When I returned from holiday to work recently, I had 180 emails.
I was chuffed, as I was expecting a lot more.In the past, over 300 hasn’t been uncommon for a week away from the office. I’m assuming that, should I ever go away for more than two weeks, hitting four figures is entirely possible. I’ll then need another holiday to recover once I’ve cleared them.
A sense of creeping dread always accompanies the last couple of days of precious freedom, with the knowledge of the impending email marathon looming large on the horizon.
The fact that everyone you see during your first morning back asks how your break was, and allows you enough time to say “It rained quite a lot, and I caught Ebola...” before jumping in and asking what you’re doing about their email, doesn’t help.
Apparently, replying with “I reckon I’ll hit Tuesday before lunch, so if you sent it after that come back tomorrow.” is considered unhelpful, whilst saying “Email? I can’t even remember who you are.” is ‘unprofessional’.
Trawling through an endless series of conversations that have all resolved themselves, or getting cracking on a task, only to discover that “we sorted that. Sorry – didn’t I email you?” is a wretched experience we could all do without.
My colleagues could probably do without me going bulgy-eyed and spluttery too, come to think of it.
Guess what? German efficiency can help with this! Car giants Daimler have instigated a policy that allows their employees to choose: Come back to a metric motherload of mail, or have an out of office message that informs the sender their email is being deleted, and they can either send it again when you’re back, or contact someone else if its urgent.
This isn’t a rare case of our Germanic chums showing a sense of humour either. As you might expect, they’ve done some studies into work-life balance, and have the wellbeing of their workforce at heart, largely because a happy worker is an efficient worker.
Having discussed this idea with a couple of my colleagues (when I should probably have been reading last Wednesday afternoon’s emails), what seemed like a bonkers idea to start with steadily became of work of genius when scrutinized.
A large percentage of my emails are parts of an exchange that people thought I needed to know about. Great – send me the last one when I get back, or let me know the specific bit that affects me.
Another bunch of missives are the informational “Fire drill on Tuesday, photocopier broken, who licked my yoghurt?” ones – useless by the time I return (except maybe the yoghurt one, as I normally do that, so who else is?).
The junk mail offering to enlarge certain bits of my body, and general advertising, would be eliminated too.

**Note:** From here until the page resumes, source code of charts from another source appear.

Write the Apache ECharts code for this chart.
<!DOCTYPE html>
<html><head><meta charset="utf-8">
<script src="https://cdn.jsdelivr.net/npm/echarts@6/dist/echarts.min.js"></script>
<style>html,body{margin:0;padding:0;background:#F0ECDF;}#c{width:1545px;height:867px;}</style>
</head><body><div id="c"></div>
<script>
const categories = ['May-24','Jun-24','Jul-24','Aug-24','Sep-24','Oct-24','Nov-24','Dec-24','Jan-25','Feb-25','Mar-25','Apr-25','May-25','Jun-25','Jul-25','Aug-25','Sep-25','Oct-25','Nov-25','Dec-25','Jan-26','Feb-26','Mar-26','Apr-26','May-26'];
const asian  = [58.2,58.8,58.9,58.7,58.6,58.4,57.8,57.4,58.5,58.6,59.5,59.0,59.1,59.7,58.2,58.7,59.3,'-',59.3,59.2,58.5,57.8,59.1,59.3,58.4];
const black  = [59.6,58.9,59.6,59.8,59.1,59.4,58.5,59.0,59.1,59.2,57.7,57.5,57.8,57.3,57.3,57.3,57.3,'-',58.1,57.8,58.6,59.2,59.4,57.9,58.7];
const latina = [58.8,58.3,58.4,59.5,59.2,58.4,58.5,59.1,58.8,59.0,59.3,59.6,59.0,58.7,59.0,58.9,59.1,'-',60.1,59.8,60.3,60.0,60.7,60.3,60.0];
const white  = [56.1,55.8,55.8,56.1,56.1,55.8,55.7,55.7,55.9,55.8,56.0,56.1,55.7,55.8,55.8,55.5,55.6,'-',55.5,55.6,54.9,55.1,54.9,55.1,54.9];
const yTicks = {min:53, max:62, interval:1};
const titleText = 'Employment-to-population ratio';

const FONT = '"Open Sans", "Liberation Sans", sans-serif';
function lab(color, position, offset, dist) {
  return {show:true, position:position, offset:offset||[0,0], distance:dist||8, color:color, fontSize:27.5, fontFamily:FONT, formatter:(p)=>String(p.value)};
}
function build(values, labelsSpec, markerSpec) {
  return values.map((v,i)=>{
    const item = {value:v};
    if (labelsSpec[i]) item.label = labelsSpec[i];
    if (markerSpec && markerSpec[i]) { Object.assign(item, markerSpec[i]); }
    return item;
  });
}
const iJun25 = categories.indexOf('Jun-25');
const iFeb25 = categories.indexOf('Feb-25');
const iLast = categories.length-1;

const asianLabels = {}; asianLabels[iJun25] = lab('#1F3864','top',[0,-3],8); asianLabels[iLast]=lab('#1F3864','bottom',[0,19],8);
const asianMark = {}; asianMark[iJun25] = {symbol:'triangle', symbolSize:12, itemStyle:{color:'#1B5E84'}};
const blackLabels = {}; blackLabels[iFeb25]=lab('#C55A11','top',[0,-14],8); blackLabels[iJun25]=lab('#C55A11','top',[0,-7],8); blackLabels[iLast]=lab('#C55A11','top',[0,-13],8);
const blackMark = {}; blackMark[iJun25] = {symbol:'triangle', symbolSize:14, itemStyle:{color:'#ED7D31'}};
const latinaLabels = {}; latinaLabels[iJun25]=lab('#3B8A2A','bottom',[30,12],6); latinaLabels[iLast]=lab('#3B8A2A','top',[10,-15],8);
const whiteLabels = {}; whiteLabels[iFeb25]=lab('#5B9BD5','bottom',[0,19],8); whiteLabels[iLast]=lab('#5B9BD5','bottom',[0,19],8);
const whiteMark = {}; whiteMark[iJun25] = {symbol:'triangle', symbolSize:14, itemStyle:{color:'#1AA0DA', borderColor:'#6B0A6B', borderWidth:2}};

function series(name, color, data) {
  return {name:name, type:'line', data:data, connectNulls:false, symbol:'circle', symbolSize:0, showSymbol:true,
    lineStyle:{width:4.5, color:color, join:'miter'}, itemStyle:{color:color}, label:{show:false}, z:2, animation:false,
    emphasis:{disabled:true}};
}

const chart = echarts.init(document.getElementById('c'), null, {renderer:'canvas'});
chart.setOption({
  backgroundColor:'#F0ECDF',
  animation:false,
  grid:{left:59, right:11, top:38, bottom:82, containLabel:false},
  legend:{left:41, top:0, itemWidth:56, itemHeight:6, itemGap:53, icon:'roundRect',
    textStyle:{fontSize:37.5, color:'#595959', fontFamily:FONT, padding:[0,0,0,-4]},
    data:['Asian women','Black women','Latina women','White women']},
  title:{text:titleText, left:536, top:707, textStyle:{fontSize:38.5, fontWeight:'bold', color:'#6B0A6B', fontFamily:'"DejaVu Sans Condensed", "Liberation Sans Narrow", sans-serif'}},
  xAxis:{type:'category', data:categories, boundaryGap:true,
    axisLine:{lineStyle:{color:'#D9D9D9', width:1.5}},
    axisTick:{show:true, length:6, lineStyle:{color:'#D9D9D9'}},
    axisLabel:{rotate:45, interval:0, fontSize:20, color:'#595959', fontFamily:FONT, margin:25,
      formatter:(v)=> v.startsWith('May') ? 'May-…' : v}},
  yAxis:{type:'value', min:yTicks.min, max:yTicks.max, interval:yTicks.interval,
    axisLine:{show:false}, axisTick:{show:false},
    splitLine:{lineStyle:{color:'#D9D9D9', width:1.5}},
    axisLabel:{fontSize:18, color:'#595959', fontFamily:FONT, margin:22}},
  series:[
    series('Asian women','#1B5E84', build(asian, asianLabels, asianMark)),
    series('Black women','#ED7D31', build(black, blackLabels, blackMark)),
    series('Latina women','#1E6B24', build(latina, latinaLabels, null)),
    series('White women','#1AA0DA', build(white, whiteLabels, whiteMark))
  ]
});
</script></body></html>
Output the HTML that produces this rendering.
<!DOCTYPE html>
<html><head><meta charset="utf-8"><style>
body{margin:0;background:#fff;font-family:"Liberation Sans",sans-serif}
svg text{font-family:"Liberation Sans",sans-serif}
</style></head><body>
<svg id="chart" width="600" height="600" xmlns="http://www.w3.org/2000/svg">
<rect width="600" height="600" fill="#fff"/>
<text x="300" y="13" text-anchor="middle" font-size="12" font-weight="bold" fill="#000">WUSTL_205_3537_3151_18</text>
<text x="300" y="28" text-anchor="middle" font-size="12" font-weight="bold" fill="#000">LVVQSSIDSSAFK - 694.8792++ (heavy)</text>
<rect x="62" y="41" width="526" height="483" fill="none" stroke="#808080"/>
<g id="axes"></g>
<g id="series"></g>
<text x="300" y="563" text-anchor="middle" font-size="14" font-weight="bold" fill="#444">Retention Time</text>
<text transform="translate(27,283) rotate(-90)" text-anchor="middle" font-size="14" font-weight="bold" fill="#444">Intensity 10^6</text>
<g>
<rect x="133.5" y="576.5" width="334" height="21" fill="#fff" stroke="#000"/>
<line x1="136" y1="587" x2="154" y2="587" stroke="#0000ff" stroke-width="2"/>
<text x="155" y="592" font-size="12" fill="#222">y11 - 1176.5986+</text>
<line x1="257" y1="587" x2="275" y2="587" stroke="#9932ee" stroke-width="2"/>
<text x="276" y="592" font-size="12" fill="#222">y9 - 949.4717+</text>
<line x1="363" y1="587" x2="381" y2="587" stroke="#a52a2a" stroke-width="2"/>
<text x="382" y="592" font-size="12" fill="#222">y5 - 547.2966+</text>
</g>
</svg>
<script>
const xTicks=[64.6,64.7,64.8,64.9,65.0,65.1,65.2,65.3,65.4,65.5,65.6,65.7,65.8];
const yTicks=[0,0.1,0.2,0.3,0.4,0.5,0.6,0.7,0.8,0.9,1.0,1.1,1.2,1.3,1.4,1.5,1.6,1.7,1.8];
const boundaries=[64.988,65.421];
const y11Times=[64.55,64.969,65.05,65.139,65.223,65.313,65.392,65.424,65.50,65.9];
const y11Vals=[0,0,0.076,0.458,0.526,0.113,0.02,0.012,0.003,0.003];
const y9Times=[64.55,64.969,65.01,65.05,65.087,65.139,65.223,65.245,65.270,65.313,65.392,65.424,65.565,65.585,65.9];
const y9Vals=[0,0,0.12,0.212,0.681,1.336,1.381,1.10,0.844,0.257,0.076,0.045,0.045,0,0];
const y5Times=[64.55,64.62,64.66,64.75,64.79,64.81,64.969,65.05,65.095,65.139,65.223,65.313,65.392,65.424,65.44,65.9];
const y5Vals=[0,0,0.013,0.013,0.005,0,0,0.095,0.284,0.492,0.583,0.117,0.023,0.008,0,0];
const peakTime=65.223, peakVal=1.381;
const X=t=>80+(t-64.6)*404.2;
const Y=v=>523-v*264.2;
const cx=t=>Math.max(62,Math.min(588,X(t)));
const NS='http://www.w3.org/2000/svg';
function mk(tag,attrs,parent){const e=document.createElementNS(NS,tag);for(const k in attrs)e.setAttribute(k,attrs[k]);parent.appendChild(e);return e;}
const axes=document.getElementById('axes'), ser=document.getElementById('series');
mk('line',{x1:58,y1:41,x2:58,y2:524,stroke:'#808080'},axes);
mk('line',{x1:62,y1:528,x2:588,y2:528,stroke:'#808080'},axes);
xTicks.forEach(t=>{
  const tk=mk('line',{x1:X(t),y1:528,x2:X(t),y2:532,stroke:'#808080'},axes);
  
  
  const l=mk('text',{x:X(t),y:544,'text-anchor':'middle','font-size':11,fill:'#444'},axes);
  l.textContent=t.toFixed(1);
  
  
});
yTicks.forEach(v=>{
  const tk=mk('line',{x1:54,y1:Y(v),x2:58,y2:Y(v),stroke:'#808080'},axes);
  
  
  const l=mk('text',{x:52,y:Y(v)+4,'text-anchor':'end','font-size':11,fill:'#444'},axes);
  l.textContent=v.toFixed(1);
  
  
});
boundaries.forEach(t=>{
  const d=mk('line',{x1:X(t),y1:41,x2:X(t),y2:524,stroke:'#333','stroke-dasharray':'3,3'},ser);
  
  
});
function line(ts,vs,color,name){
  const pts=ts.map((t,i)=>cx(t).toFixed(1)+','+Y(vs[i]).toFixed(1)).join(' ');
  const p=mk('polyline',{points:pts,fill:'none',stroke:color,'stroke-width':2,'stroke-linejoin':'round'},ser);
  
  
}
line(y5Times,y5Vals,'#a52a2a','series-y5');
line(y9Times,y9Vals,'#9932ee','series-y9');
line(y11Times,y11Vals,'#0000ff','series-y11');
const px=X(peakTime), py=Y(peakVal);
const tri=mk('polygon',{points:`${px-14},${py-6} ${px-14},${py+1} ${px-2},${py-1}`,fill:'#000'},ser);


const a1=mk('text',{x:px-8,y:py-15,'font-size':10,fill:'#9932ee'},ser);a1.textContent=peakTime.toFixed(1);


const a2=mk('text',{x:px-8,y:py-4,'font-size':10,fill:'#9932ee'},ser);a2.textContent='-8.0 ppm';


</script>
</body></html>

It’s great idea – I could get straight back into the really important task of sending my colleagues loads of emails first thing on Monday.
This post first appeared as my "Thank grumpy it's Friday" column, in the North West Evening Mail, on the 22nd of August 2014, where it was retitled "Email influx sparks dread". You can view the edited version on their website here - it lost the 'needing a 2nd holiday' and 'bulgy-eyed' lines altogether in the edit.
This week saw me suffer one of my most irritating writing problems - whilst daydreaming on my drive home from work, I thought of several killer lines for a column, and then had to desperately try and remember them for the rest of the way home, eventually memorising one key word for each idea (Sorcerer, Manager, Lunch - if you must know) and then repeating those words in time to the music on the stereo. Remarkably, it worked.
I do carry a notebook with me in my man bag but, for some reason, the police find it irritating if you try and write stuff down whilst driving along winding Cumbrian roads.
(This post accompanied by "Blank & Jones present so80s 8", an interesting selection of 12" versions over 3 CDs, that I largely bought for Men Without Hats' "Pop Goes The World", but discovered a great version of Ultravox's "Dancing With Tears In My Eyes" that I hadn't heard before, plus a track called "Gambit" by Cretu, which sounds very Enigma-ish, and is rather fab. It should do really, as he's the geezer in charge of Enigma.)